Nitrogen deficiency detection using reflected shortwave radiation from irrigated corn canopies

Techniques that measure the N status of corn (Zea mays L.) can aid in management decisions that have economic and environmental implications. This study was conducted to identify reflected electromagnetic wavelengths most sensitive to detecting N deficiencies in a corn canopy with the possibility for use as a management tool. Reflected short-wave radiation was measured from an irrigated corn N response trial with four hybrids and five N rates at 0, 40, 80, 120, and 160 kg N ha(-1) in 1992 and 0, 50, 100, 150, and 200 kg N ha(-1) in 1993. A portable spectroradiometer was used to measure reflected radiation (400-1100 nm in 1992, 350-1050 nm in 1993) from corn canopies at approximately the R5 growth stage.
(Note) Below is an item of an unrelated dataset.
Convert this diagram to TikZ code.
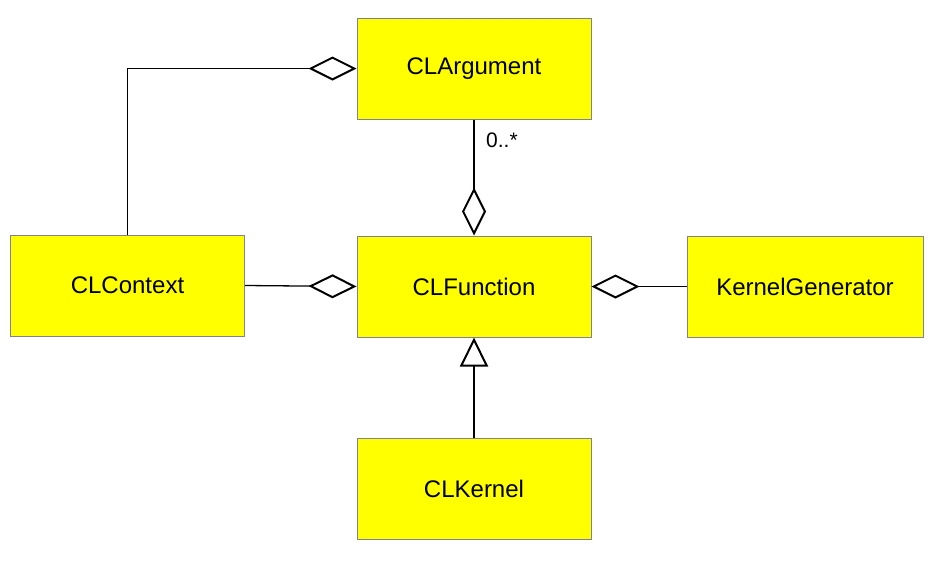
\documentclass[tikz,border=0pt]{standalone}
\usepackage{fontspec}
\setmainfont{Liberation Sans}
\usetikzlibrary{arrows.meta}
\definecolor{boxfill}{RGB}{255,255,0}
\definecolor{boxline}{RGB}{128,128,150}
\begin{document}
\begin{tikzpicture}[x=1pt,y=-1pt,
  cls/.style={draw=boxline, line width=1pt, fill=boxfill, minimum width=234pt, minimum height=101pt, inner sep=0pt, font=\fontsize{24}{28}\selectfont},
  agg/.style={line width=1.3pt, -{Diamond[open,length=48pt,width=24pt,line width=2pt]}},
  inh/.style={line width=1.3pt, -{Triangle[open,length=29pt,width=28pt,line width=2pt]}},
  lbl/.style={font=\fontsize{21}{24}\selectfont, inner sep=0pt, anchor=west}]
\useasboundingbox[fill=white] (0,0) rectangle (940,560);
\node[cls] (arg) at (474,68.5) {CLArgument};
\node[cls] (ctx) at (127.5,285.5) {CLContext};
\node[cls] (fun) at (474,286.5) {CLFunction};
\node[cls, minimum width=236pt] (kg) at (805,286.5) {KernelGenerator};
\node[cls] (ker) at (474,489) {CLKernel};
\draw[agg] (ctx.north) |- (arg.west);
\draw[agg] (arg.south) -- (fun.north);
\draw[agg] (ctx.east) -- (fun.west);
\draw[agg] (kg.west) -- (fun.east);
\draw[inh] (ker.north) -- (fun.south);
\node[lbl] (mult) at (486,140) {0..*};
\end{tikzpicture}
\end{document}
Regression analyses revealed that reflected radiation near 550 and 710 nm was superior to reflected radiation near 450 or 650 nm for detecting N deficiencies. The ratio of light reflectance between 550 and 600 nm to light reflectance between 800 and 900 nm also provided sensitive detection of N stress. In 1993, an inexpensive photometric cell, which has peak sensitivity to light centered at 550 nm, was also used to measure reflected radiation from a corn canopy. Photometric cell readings correlated with relative grain yield (P < 0.001, r(2) = 0.74), but more research will be required to develop procedures to account for varying daylight conditions. These results provide information needed for the development of variable-rate fertilizer N application technology.